Fragen Sie im Zweifel beim Kundenservice des Herstellers nach. Seriöse Unternehmen beantworten solche Anfragen transparent. Ausweichende oder vage Antworten sind ein Warnsignal. Dokumentieren Sie die Kommunikation, denn dies schafft Druck auf Unternehmen, ihre Kennzeichnungspraxis zu überdenken.
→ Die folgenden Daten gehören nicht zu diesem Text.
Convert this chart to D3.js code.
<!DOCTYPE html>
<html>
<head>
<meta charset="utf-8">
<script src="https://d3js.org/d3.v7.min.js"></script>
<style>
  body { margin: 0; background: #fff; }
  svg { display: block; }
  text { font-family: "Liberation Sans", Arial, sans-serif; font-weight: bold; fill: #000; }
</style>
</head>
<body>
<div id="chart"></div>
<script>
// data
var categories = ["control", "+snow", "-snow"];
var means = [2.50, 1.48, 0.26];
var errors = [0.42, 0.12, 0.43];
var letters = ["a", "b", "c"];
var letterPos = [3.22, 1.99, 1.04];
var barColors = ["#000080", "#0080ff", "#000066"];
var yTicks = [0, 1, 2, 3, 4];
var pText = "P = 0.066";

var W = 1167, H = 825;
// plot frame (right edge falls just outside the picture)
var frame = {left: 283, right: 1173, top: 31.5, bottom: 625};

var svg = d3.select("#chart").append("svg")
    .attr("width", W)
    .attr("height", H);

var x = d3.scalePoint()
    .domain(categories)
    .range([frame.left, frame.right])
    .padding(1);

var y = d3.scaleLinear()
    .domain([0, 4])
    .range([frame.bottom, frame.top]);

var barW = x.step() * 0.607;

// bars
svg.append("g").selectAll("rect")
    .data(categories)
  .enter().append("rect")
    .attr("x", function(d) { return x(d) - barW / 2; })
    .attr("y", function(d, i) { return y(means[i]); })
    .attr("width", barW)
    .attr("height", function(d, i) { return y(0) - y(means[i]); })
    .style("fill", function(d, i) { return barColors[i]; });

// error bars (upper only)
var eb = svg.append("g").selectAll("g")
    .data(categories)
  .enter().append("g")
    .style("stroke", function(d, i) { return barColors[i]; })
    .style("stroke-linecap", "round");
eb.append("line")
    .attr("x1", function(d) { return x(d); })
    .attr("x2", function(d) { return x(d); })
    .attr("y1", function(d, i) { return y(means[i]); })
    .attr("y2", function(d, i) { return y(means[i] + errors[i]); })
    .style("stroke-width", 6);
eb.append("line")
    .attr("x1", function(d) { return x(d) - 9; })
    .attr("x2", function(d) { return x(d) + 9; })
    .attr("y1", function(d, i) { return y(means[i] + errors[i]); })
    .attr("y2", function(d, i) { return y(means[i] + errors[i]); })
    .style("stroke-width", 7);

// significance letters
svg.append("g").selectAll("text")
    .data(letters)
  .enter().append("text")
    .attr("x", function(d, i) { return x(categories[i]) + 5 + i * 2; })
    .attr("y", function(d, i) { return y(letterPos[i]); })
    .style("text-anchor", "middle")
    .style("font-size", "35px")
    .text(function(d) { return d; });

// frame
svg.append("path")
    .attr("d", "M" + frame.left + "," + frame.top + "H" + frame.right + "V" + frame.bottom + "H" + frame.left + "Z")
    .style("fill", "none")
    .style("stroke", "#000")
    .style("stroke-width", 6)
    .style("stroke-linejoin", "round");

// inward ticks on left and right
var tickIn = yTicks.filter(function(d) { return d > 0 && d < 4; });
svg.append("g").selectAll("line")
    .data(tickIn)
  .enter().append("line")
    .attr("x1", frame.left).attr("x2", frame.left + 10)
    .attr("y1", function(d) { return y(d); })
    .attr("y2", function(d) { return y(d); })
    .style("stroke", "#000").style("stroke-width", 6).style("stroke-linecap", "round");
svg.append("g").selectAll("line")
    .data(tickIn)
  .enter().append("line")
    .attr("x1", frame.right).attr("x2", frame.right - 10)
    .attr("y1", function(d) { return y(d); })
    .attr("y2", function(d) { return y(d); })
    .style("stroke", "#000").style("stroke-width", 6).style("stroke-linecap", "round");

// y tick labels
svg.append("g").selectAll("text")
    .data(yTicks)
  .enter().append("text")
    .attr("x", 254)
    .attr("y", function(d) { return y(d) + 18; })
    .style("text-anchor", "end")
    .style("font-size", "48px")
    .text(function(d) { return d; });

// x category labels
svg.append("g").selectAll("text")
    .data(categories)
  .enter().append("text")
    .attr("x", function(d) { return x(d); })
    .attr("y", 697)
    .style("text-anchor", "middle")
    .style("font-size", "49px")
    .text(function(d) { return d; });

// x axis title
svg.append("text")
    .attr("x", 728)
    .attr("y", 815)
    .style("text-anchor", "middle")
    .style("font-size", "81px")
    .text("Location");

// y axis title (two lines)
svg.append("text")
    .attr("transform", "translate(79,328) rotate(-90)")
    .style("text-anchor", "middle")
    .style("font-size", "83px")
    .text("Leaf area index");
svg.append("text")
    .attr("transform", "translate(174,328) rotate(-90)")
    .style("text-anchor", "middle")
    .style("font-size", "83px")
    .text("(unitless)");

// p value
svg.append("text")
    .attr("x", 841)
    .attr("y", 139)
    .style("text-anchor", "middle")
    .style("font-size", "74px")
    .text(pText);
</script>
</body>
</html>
Regionale Siegel können helfen
Verschiedene Siegel versprechen regionale Herkunft, doch nicht alle halten, was sie suggerieren. Regionalfenster und andere freiwillige Kennzeichnungen können hilfreich sein, basieren aber auf Selbstverpflichtungen. Sie geben meist prozentual an, wie viel der Zutaten aus der genannten Region stammen. Ein kritischer Blick auf die Bedingungen des jeweiligen Siegels lohnt sich, denn die Standards variieren erheblich. Manche Siegel definieren Region als Bundesland, andere als gesamtes Bundesgebiet oder noch weiträumiger.
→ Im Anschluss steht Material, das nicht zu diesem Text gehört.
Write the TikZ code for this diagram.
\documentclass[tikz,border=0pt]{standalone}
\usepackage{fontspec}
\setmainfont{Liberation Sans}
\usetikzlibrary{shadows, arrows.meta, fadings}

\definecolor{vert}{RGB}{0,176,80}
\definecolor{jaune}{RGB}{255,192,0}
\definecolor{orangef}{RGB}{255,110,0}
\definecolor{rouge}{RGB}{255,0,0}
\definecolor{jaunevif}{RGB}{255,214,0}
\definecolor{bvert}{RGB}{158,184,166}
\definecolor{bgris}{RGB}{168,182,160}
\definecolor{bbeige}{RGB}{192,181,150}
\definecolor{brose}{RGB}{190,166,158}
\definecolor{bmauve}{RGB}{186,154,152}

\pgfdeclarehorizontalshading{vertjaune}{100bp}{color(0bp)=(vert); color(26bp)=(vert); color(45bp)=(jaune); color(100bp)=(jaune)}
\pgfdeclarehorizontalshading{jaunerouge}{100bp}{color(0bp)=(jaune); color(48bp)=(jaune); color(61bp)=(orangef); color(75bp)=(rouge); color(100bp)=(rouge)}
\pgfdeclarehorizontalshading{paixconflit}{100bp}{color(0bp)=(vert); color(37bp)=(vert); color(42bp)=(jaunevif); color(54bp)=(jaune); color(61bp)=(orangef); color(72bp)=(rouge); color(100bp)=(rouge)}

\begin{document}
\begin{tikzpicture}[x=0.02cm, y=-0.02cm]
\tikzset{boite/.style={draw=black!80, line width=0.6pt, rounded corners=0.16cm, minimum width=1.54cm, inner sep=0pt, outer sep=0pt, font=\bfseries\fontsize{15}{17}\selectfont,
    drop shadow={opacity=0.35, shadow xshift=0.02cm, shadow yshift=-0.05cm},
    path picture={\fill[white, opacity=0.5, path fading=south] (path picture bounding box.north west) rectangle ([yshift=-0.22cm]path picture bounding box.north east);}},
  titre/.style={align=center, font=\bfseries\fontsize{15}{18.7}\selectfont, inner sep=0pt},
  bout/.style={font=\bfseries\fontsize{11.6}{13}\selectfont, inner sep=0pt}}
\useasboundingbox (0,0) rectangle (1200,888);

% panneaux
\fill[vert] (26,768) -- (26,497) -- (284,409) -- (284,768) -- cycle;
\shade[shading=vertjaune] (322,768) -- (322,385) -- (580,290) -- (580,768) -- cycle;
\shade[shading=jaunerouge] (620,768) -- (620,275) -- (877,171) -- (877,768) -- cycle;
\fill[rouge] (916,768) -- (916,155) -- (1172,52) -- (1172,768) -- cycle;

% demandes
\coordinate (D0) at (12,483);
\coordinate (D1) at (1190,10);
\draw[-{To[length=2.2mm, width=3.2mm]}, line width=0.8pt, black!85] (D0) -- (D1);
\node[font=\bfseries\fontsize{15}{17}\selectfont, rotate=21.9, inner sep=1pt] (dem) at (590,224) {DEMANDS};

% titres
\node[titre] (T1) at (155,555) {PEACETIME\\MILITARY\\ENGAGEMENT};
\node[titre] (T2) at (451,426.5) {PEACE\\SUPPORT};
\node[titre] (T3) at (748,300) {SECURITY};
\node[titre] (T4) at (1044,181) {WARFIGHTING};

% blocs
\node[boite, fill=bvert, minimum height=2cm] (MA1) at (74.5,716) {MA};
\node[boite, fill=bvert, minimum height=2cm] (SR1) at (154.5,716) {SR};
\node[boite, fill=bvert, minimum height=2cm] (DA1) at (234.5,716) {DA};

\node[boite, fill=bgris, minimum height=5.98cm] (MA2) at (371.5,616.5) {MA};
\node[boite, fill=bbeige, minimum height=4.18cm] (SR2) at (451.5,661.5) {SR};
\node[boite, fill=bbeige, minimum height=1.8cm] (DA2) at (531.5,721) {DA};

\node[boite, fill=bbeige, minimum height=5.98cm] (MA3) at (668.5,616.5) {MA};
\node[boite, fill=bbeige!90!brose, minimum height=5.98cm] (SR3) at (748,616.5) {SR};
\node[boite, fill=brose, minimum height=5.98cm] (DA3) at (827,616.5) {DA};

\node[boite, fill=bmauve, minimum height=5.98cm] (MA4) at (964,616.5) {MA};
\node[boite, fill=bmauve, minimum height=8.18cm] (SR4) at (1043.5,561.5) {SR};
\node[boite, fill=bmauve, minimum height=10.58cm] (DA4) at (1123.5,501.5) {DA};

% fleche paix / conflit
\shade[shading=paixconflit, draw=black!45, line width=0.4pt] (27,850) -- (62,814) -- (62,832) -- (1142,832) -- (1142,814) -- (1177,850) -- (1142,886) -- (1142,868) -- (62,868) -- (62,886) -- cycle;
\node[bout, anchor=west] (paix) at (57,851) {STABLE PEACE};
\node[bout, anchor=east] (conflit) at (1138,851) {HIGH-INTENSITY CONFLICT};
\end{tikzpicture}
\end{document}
Warum mehr Transparenz allen helfen würde
Die aktuelle Situation benachteiligt sowohl Verbraucher als auch ehrliche Produzenten. Wer tatsächlich in Deutschland mit deutschen Rohstoffen produziert, kann sich kaum von Konkurrenz abgrenzen, die mit geschicktem Marketing dasselbe Image nutzt. Die 67.000 Tonnen deutscher Produktion zeigen, dass es heimische Hersteller gibt, doch sie werden im Regal oft nicht erkennbar. Das frustriert Landwirte und Verarbeiter, die auf Qualität und Regionalität setzen, aber im Preiswettbewerb mit Importware stehen.
Der Trend geht langsam in Richtung mehr Klarheit: Immer mehr Konsumenten fragen gezielt nach Herkunft, und einige Handelsunternehmen reagieren mit eigenen, strengeren Standards. Die wachsende Nachfrage nach hochwertigem Sauerkraut könnte mittelfristig zu besserer Kennzeichnung führen. Bis dahin bleibt die eigene Recherche und die bewusste Unterstützung transparenter Anbieter der beste Weg für alle, die wissen möchten, was sie essen und woher es kommt.